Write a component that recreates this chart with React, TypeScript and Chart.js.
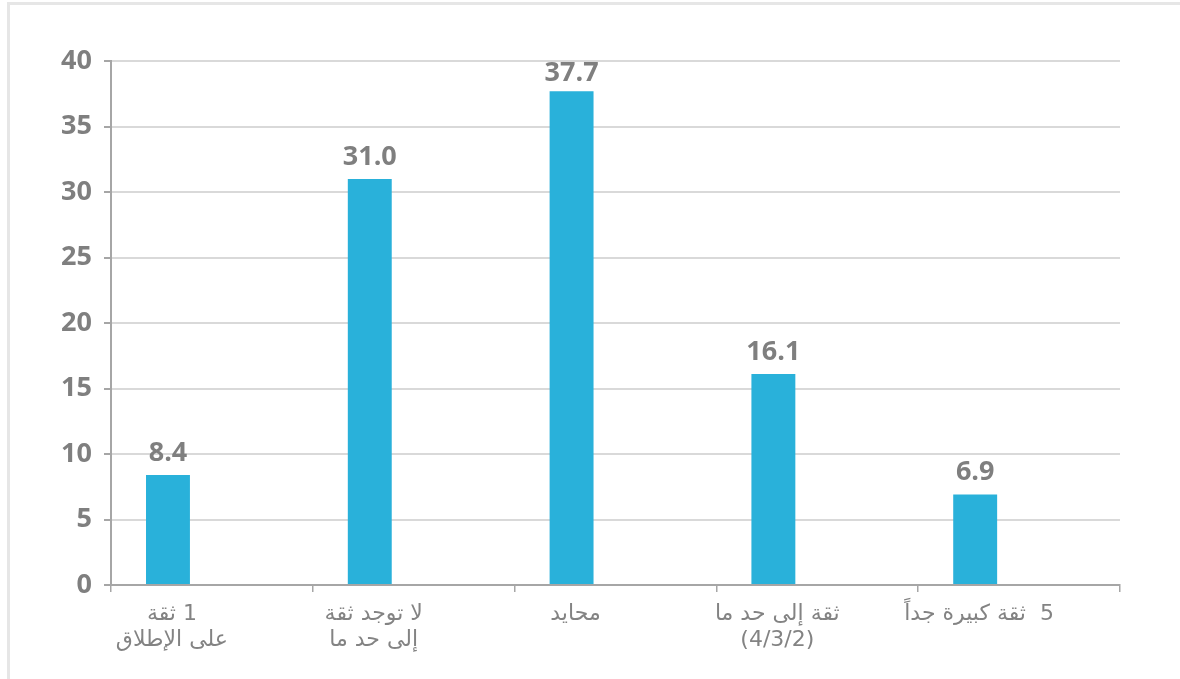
import React, { useEffect, useRef } from "react";
import { Chart, registerables } from "chart.js";

Chart.register(...registerables);

const categories: string[][] = [
  ["1 ثقة", "على الإطلاق"],
  ["لا توجد ثقة", "إلى حد ما"],
  ["محايد"],
  ["ثقة إلى حد ما", "(4/3/2)"],
  ["5  ثقة كبيرة جداً"],
];
const values: number[] = [8.4, 31.0, 37.7, 16.1, 6.9];
const emptySeries: number[] = [];
const yTicks: number[] = [0, 5, 10, 15, 20, 25, 30, 35, 40];

const GREY = "#7f7f7f";

const valueLabels = {
  id: "valueLabels",
  beforeDraw(chart: any) {
    chart.ctx.direction = "rtl";
  },
  afterDatasetsDraw(chart: any) {
    const ctx = chart.ctx;
    const meta = chart.getDatasetMeta(0);
    ctx.save();
    ctx.font = "bold 27px 'Open Sans'";
    ctx.fillStyle = GREY;
    ctx.textAlign = "center";
    ctx.textBaseline = "middle";
    meta.data.forEach((bar: any, i: number) => {
      const y = Math.max(bar.y - 22, chart.chartArea.top + 12);
      ctx.fillText(values[i].toFixed(1), bar.x, y);
    });
    ctx.restore();
  },
};

export default function App() {
  const ref = useRef<HTMLCanvasElement>(null);
  useEffect(() => {
    if (!ref.current) return;
    const chart = new Chart(ref.current, {
      type: "bar",
      data: {
        labels: categories,
        datasets: [
          { data: values, backgroundColor: "#29b1da", barPercentage: 1, categoryPercentage: 0.653 },
          { data: emptySeries, backgroundColor: "#29b1da", barPercentage: 1, categoryPercentage: 0.653 },
          { data: emptySeries, backgroundColor: "#29b1da", barPercentage: 1, categoryPercentage: 0.653 },
        ],
      },
      options: {
        responsive: false,
        animation: false,
        layout: { padding: { top: 61, right: 60, left: 0, bottom: 0 } },
        plugins: { legend: { display: false }, tooltip: { enabled: false } },
        scales: {
          x: {
            offset: true,
            grid: {
              offset: true,
              drawOnChartArea: false,
              drawTicks: true,
              tickLength: 7,
              color: "#a6a6a6",
              lineWidth: 1.5,
            },
            border: { color: "#a6a6a6", width: 2 },
            ticks: {
              color: "#838383",
              labelOffset: -40,
              padding: 10,
              maxRotation: 0,
              autoSkip: false,
              font: { family: "'DejaVu Sans'", size: 22, lineHeight: 1.15 },
            },
            afterFit(scale: any) {
              scale.height = 94;
            },
          },
          y: {
            min: 0,
            max: 40,
            afterBuildTicks(scale: any) {
              scale.ticks = yTicks.map((v) => ({ value: v }));
            },
            grid: {
              color: "#d9d9d9",
              lineWidth: 2,
              tickLength: 7,
              tickColor: "#a6a6a6",
            },
            border: { color: "#a6a6a6", width: 2 },
            ticks: {
              color: GREY,
              padding: 12,
              font: { family: "'Open Sans'", size: 27, weight: "bold" },
            },
            afterFit(scale: any) {
              scale.width = 111;
            },
          },
        },
      },
      plugins: [valueLabels],
    } as any);
    return () => chart.destroy();
  }, []);
  return (
    <div style={{ position: "fixed", left: 0, top: 0, width: 1180, height: 679, overflow: "hidden" }}>
      <div
        style={{
          position: "absolute",
          left: 7,
          top: 2,
          width: 1173,
          height: 677,
          borderTop: "3px solid #e6e6e6",
          borderLeft: "3px solid #e6e6e6",
          boxSizing: "border-box",
        }}
      />
      <canvas
        ref={ref}
        width={1180}
        height={679}
        dir="rtl"
        style={{ position: "absolute", left: 0, top: 0, display: "block" }}
      />
    </div>
  );
}
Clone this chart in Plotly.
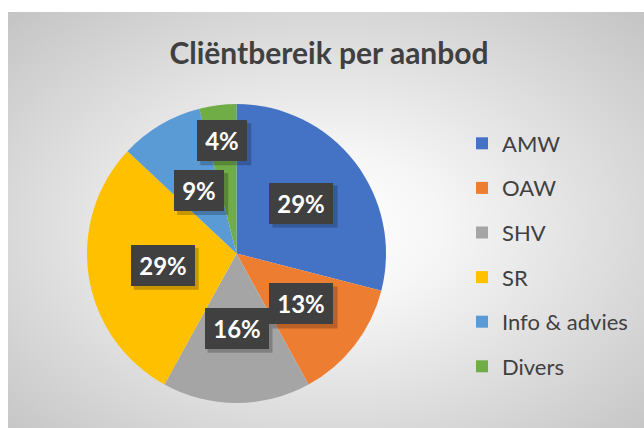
import base64
import math
import plotly.graph_objects as go

# ---- data ----
labels = ["AMW", "OAW", "SHV", "SR", "Info & advies", "Divers"]
values = [29, 13, 16, 29, 9, 4]
colors = ["#4472C4", "#ED7D31", "#A5A5A5", "#FFC000", "#5B9BD5", "#70AD47"]
title_text = "Cliëntbereik per aanbod"

# label placement (fraction of radius from centre, style only)
label_radius = [0.55, 0.55, 0.50, 0.50, 0.49, 0.76]

W, H = 644, 428
# pie domain in pixels
pie_x0, pie_x1 = 87, 386
pie_y0, pie_y1 = 104, 403

fig = go.Figure()
fig.add_trace(go.Pie(
    labels=[f'<span style="font-size:22px;baseline-shift:4px">{l}</span>' for l in labels],
    values=values,
    marker=dict(colors=colors, line=dict(width=0)),
    sort=False,
    direction="clockwise",
    rotation=0,
    textinfo="none",
    hoverinfo="percent",
    domain=dict(x=[pie_x0 / W, pie_x1 / W], y=[1 - pie_y1 / H, 1 - pie_y0 / H]),
))

# data labels as boxed annotations computed from slice angles
total = sum(values)
cx = (pie_x0 + pie_x1) / 2
cy = (pie_y0 + pie_y1) / 2
R = (pie_x1 - pie_x0) / 2
cum = 0
annotations = []
shapes = []
for v, f in zip(values, label_radius):
    mid = (cum + v / 2) / total
    cum += v
    th = 2 * math.pi * mid
    px = cx + f * R * math.sin(th)
    py = cy - f * R * math.cos(th)
    txt = f"{round(v / total * 100)}%"
    w = 14 * len(txt) + 8
    bw, bh = w + 14, 41
    # soft drop shadow behind the label box
    shapes.append(dict(type="rect", xref="paper", yref="paper",
                       xsizemode="pixel", ysizemode="pixel",
                       xanchor=px / W, yanchor=1 - py / H,
                       x0=-bw / 2 + 3, x1=bw / 2 + 4, y0=-bh / 2 - 4, y1=bh / 2 - 3,
                       fillcolor="rgba(0,0,0,0.22)", line=dict(width=0), layer="above"))
    annotations.append(dict(text=txt, x=px / W, y=1 - py / H, xref="paper", yref="paper",
                            xanchor="center", yanchor="middle",
                            showarrow=False, width=w, height=27, borderpad=7, borderwidth=0,
                            bgcolor="#404040",
                            font=dict(family="Lato", size=24, color="white", weight="bold")))

# background radial gradient card
svg = ('<svg xmlns="http://www.w3.org/2000/svg" width="636" height="416" viewBox="0 0 636 416" '
       'preserveAspectRatio="none"><defs><radialGradient id="g" cx="50%" cy="52%" r="72%">'
       '<stop offset="0" stop-color="#ffffff"/><stop offset="0.25" stop-color="#f6f6f6"/>'
       '<stop offset="1" stop-color="#c4c4c4"/></radialGradient></defs>'
       '<rect width="636" height="416" fill="url(#g)"/></svg>')
src = "data:image/svg+xml;base64," + base64.b64encode(svg.encode()).decode()

fig.update_layout(
    width=W, height=H,
    margin=dict(l=0, r=0, t=0, b=0),
    paper_bgcolor="white",
    plot_bgcolor="rgba(0,0,0,0)",
    images=[dict(source=src, xref="paper", yref="paper", x=8 / W, y=1 - 12 / H,
                 sizex=636 / W, sizey=416 / H, xanchor="left", yanchor="top",
                 sizing="stretch", layer="below")],
    title=dict(text=title_text, x=329 / W, y=1 - 53 / H, xanchor="center", yanchor="middle",
               font=dict(family="Lato", size=30, color="#404040", weight="bold")),
    legend=dict(x=462 / W, y=1 - 116 / H, xanchor="left", yanchor="top",
                bgcolor="rgba(0,0,0,0)", font=dict(family="Lato", size=32, color="#404040")),
    annotations=annotations,
    shapes=shapes,
    showlegend=True,
)

fig.write_html("out.html", config={"displayModeBar": False},
               post_script="document.body.style.margin='0';")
________________________
## Set exercise
Gather and copy every line of the data in which the string "this" is found.

## Complete response
Write a component that recreates this chart with React, TypeScript and Chart.js.
Clone this chart in Plotly.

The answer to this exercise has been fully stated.